ENGINEERINGNET.BE - De Twentse onderzoekers koppelden daartoe een Reconfigurable Nonlinear Processing Unit, ontwikkeld door UTwente, aan een nieuwe IBM-chip.
Die combinatie verwerkt geluid net zo vloeiend en dynamisch als het menselijk oor en brein. In testen bleek deze aanpak minstens zo nauwkeurig als de beste softwaremodellen, of zelfs beter.
De impact kan groot zijn: gehoorapparaten die nauwelijks energie verbruiken, spraakassistenten die geen data meer naar de cloud sturen, of auto’s met directe spraakbesturing.
“Dit is een nieuwe manier van denken over intelligentie in hardware,” zegt prof. Wilfred van der Wiel van UTwente. “We laten zien dat het materiaal zelf kan worden getraind om te luisteren.”
De technologie kan in principe elk tijdafhankelijk signaal verwerken, zoals video, beeld of data van sensoren. Denk aan sensoren die continu metingen doen en daarbij ook zelfstandig kunnen handelen.
Apparaten hoeven dan niet telkens een nieuwe batterij, of afhankelijk te zijn van een internetverbinding. Een groot deel van de rekentaken kan lokaal en energiezuinig worden uitgevoerd. Dat maakt apparaten slimmer en zelfstandiger.
Ook kan de technologie worden ingezet om zware AI-taken te versnellen. Bepaalde onderdelen van complexe algoritmes zouden direct in de materialen zelf verwerkt kunnen worden, waardoor conventionele chips worden ontlast.
Daarmee ontstaat een hybride aanpak: klassieke digitale circuits werken samen met in-materia componenten die specifieke taken veel sneller en zuiniger uitvoeren.
Van der Wiel: “Mijn droom is dat onze chips hun weg vinden naar echte toepassingen, zoals gehoorapparaten. Een onderdeel van zo’n apparaat zou dan gebaseerd zijn op onze technologie.” Dat kan mogelijk worden door de gebruikte materialen.
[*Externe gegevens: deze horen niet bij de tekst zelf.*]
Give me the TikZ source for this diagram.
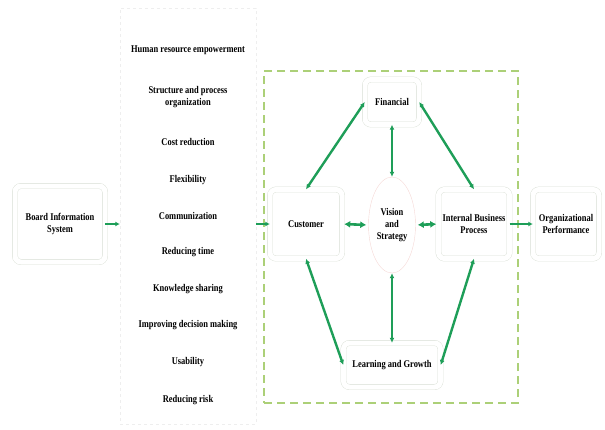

De chips zijn gebaseerd op standaard silicium en functioneren bij kamertemperatuur. Daardoor is het goed denkbaar dat ze in bestaande halfgeleiderfabrieken zijn te produceren.
“Dat maakt opschaling naar praktische toepassingen veel realistischer,” aldus Van der Wiel.
Een belangrijke bijdrage kwam van Mohamadreza Zolfagharinejad, die eind augustus bij UTwente cum laude promoveerde op dit onderwerp.